Photo by Sgt. Anthony Guas

Marine’s attention to detail saves aircraft, lives

10 Dec 2007 | Sgt. Anthony Guas

An accountant notices that a decimal is out of place and saves someone thousands of dollars.

 A service member on a convoy notices that sand in an area looks fresh, later determined to be an IED. A Marine notices a piece of metal on the flightline that turns out to be brake pieces from a Harrier. What do these have in common? Attention to detail.

 The latter of the three was Pfc. Ryan D. Curlee, an aviation ordnance technician with Marine Fighter Squadron 542, whose attention to detail potentially saved a multi-million dollar aircraft and the lives of his fellow Marines.

 “Pfc. Curlee did a great job,” said Capt. Nathaniel B. Stusse, the pilot of the aircraft with VMA-542. “He was observant and had good situational awareness. He was professional and followed through on his observation.”

 The Simpson County, Miss., native, who joined the Corps’ ranks June 6, 2006, has been with the squadron since March 8. On what seemed like a normal day for the ordnance Marines, Curlee’s keen eye spotted something out of place.

 “We were out at the arm/de-arm area and we were de-arming a jet to go back to the line and when the second jet took off I looked around and right behind the main there was a chunk of metal,” explained Curlee. “I gave it to Sgt. Ellis and he gave it to (Quality Assurance).”

 After Curlee’s initial discovery, Sgt. Joel C. Ellis, the ordnance line chief for VMA-542, made sure that he and his Marines thoroughly searched the area.

 “He noticed that there was a piece of metal out there, so he brought it to my attention and he told me it was kind of warm and that maybe it came from that jet,” explained the Mesa, Ariz. Native. “But we weren’t sure, so we did a FOD walk, and sure enough we found another piece.”

 After reporting the metal to quality assurance, airframes looked at it and decided it was a piece of the brake and then they went to both jets and figured out it which one it belonged to.

 “Even though we don’t work on the airframe and stuff like that it looked familiar,” said Ellis. “I didn’t know what it was, but I knew who to talk to about it. Anytime we find something like that we notify quality assurance and then they can notify the proper shops and take the appropriate action.”

 Although it did not seem like a big deal at the time for Curlee, following proper procedure proved to be life-saving.

 “At first I didn’t think it was that big of a deal and then I realized that the brakes could have gone out on the pilot and it would have been game over,” said Curlee. “It feels pretty good.”

 Curlee’s attention to detail is something that he learned in basic training just like every other Marine, but he attributes his noncommissioned officer for the added dedication.

 “Sgt. Ellis always makes me pay attention to detail, like whenever he goes over to look at the jets he makes me go with him,” explained Curlee. “When we go out there I always look around for rocks and stuff like that.”

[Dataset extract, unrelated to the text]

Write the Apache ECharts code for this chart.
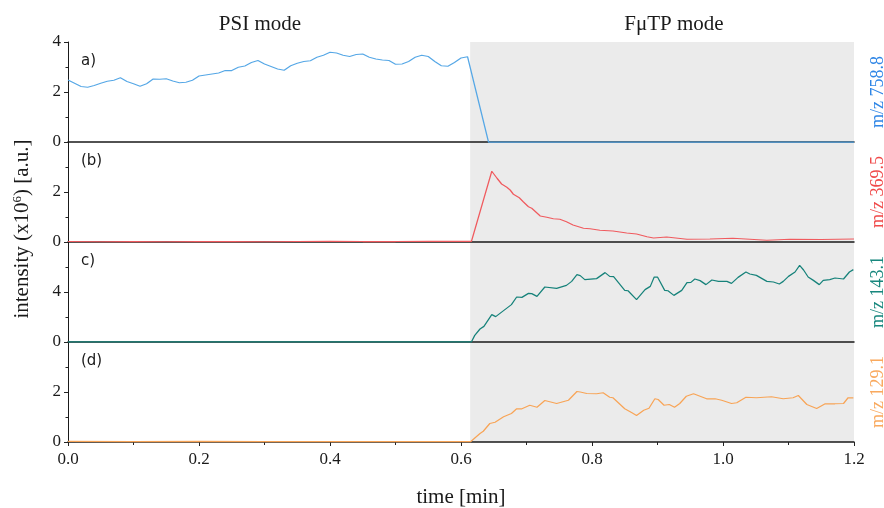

 Ellis understands the importance of looking for FOD and makes sure that all his Marines adopt the same mentality.

 “It is very critical for us to look for FOD,” explained Ellis. “It could have been anyone of the Marines here; they all pay special attention to detail. They know the importance of (FOD-walking). We don’t deal much with engine pulls, but when the engine gets FODed out, it means countless man hours for something that could have been prevented. We know how important it is because if a jet goes down then we might not be able to make the flight schedule.”

 Despite encouraging all his Marines to be constantly looking for FOD, he can always count on Curlee to ensure that the flightline is as FOD-free as possible.

 “Curlee is always finding stuff out there,” explained Ellis. “Just the other night we were driving and he spotted something and it turned out to be a frog.”

 Curlee was recognized by his squadron and was awarded the Navy and Marine Corps Achievement Medal, but one Marine was much more grateful.

 “I am appreciative of Pfc. Curlee and all the Marines that make these planes fly,” said Stusse. “I may fly the jet, but the real thing that makes it fly is the hundred Marines like Curlee who work day and night. The quality and dedication of the Marines who work on the aircraft gives me great confidence.”